■ TASK INPUTS ■
==============================
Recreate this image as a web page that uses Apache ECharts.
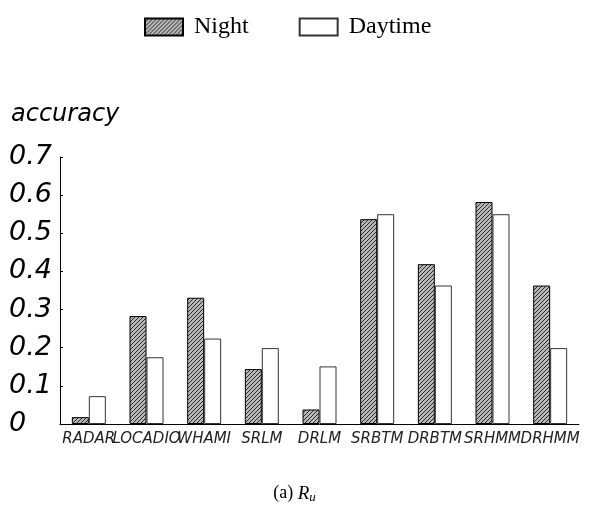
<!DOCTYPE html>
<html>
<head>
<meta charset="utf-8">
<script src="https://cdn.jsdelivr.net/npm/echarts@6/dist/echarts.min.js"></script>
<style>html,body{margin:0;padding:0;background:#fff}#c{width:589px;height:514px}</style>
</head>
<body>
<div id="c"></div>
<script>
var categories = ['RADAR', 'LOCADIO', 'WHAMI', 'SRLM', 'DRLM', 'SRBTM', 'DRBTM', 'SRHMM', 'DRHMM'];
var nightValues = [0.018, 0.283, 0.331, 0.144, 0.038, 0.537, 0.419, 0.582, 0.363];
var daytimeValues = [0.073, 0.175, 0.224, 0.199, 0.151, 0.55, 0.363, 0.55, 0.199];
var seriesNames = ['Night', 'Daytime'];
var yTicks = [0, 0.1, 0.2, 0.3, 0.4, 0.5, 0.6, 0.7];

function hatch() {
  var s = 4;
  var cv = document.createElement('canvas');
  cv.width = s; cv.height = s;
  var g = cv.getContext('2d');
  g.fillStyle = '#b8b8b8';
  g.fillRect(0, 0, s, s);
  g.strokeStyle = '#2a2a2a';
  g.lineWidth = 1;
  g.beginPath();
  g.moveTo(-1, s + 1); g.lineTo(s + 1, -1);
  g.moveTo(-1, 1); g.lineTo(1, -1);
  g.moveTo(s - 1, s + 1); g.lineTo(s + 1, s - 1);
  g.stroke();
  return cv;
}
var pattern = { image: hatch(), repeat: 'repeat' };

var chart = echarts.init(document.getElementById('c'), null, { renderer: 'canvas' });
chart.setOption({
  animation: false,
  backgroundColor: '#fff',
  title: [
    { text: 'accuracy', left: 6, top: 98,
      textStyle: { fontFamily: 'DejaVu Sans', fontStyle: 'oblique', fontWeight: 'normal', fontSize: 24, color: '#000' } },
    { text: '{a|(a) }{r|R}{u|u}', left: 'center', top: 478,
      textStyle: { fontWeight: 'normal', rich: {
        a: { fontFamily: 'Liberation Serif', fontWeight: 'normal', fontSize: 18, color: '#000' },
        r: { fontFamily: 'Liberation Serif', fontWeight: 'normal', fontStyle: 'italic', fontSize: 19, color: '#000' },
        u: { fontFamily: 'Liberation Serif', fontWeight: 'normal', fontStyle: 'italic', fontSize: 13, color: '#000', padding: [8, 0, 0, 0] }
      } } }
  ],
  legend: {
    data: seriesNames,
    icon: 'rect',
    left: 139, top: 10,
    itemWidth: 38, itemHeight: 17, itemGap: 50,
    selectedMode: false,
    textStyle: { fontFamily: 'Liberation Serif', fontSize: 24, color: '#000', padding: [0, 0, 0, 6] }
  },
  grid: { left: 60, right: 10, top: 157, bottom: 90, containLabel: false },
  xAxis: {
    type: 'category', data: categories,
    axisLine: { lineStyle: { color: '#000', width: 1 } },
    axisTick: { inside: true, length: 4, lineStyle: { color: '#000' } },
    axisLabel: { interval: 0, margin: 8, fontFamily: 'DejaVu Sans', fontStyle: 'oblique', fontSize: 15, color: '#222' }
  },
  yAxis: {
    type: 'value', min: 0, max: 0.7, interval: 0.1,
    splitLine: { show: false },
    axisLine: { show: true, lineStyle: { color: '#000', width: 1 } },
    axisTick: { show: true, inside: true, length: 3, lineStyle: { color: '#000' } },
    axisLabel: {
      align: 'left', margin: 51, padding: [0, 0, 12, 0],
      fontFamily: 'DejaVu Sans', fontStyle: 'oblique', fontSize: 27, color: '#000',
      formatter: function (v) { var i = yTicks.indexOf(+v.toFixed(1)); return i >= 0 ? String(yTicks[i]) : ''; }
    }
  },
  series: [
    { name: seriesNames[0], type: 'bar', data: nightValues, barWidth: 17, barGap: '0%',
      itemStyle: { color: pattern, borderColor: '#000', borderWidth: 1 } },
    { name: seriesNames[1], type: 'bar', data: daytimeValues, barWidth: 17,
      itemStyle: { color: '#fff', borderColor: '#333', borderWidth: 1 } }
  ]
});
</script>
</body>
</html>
==============================
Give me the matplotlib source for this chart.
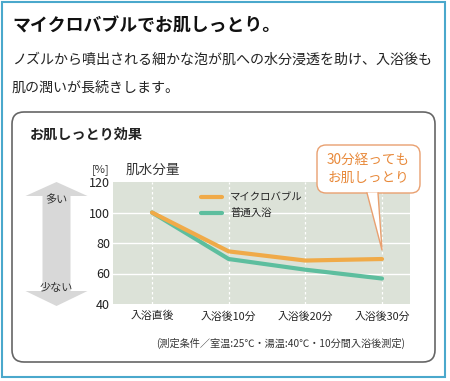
==============================
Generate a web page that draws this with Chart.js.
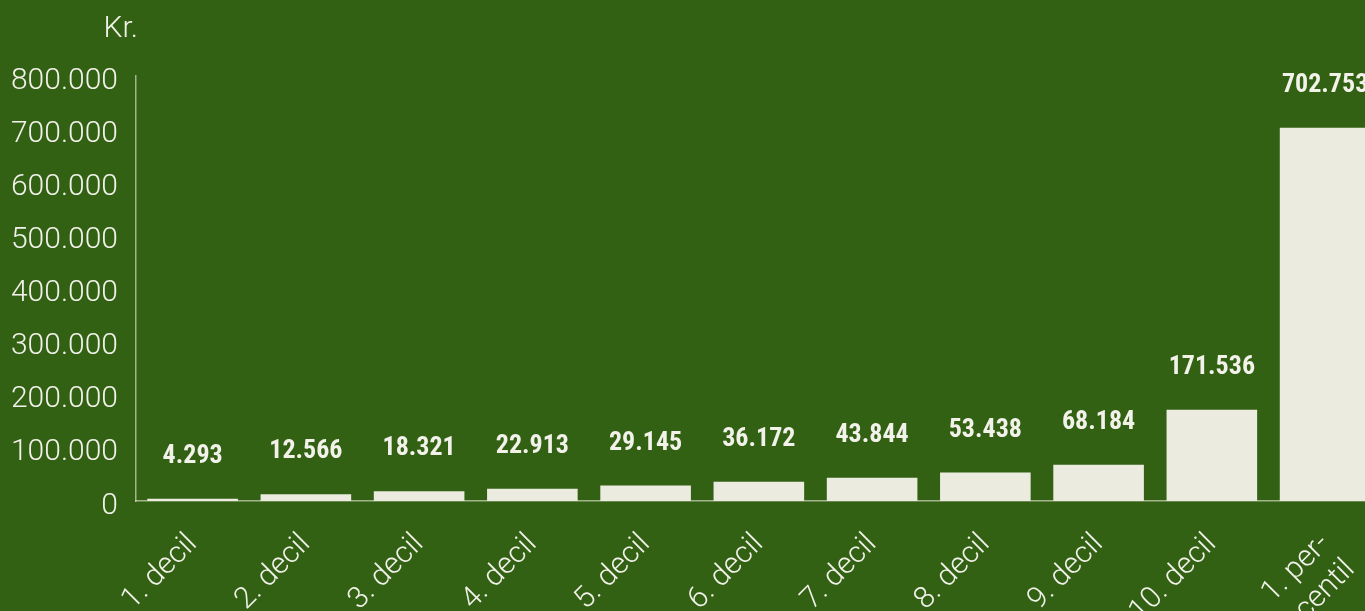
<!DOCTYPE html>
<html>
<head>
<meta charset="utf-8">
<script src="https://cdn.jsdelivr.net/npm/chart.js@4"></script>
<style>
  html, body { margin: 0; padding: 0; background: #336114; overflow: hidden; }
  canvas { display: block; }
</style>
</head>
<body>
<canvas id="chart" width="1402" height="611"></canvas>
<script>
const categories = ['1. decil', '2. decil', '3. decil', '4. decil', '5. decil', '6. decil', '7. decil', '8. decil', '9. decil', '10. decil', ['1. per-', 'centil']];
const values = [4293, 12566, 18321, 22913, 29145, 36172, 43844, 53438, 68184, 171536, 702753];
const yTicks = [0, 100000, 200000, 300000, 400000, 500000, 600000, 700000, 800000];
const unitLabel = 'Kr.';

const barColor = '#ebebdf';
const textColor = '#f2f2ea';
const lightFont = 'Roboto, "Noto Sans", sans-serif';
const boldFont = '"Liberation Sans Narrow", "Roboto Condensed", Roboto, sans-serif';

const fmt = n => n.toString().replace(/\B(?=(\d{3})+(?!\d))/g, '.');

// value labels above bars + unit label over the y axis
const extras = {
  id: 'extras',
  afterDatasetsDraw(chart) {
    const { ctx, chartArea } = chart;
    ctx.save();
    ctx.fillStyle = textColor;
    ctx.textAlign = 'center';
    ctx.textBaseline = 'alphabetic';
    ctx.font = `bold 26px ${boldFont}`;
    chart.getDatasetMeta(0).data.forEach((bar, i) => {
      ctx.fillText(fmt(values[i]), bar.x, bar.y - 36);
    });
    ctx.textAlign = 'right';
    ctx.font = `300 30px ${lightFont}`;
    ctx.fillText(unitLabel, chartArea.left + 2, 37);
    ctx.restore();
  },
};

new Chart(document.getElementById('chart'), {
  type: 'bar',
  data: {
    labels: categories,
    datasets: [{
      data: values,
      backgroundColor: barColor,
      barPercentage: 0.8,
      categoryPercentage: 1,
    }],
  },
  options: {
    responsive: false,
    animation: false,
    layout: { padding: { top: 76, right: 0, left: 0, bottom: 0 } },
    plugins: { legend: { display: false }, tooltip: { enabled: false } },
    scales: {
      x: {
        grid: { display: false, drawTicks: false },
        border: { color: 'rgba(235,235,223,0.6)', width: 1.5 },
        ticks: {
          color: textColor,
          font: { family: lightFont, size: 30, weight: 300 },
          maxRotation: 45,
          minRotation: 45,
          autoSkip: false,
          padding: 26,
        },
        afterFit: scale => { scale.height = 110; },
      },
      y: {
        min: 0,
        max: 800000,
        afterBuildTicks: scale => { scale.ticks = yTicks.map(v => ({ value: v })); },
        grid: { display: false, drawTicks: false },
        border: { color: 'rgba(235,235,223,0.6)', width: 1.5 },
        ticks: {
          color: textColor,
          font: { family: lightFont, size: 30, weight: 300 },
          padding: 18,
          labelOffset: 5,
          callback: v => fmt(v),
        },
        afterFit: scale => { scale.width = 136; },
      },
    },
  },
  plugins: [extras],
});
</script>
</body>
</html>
==============================
■ OBJECTIVE ■
Include both the line containing "Generate a web" and the line containing "const fmt = n" when you write out everything between them, exactly. Leave the pictures out.

■ EXPECTED ANSWER ■
Generate a web page that draws this with Chart.js.
<!DOCTYPE html>
<html>
<head>
<meta charset="utf-8">
<script src="https://cdn.jsdelivr.net/npm/chart.js@4"></script>
<style>
  html, body { margin: 0; padding: 0; background: #336114; overflow: hidden; }
  canvas { display: block; }
</style>
</head>
<body>
<canvas id="chart" width="1402" height="611"></canvas>
<script>
const categories = ['1. decil', '2. decil', '3. decil', '4. decil', '5. decil', '6. decil', '7. decil', '8. decil', '9. decil', '10. decil', ['1. per-', 'centil']];
const values = [4293, 12566, 18321, 22913, 29145, 36172, 43844, 53438, 68184, 171536, 702753];
const yTicks = [0, 100000, 200000, 300000, 400000, 500000, 600000, 700000, 800000];
const unitLabel = 'Kr.';

const barColor = '#ebebdf';
const textColor = '#f2f2ea';
const lightFont = 'Roboto, "Noto Sans", sans-serif';
const boldFont = '"Liberation Sans Narrow", "Roboto Condensed", Roboto, sans-serif';

const fmt = n => n.toString().replace(/\B(?=(\d{3})+(?!\d))/g, '.');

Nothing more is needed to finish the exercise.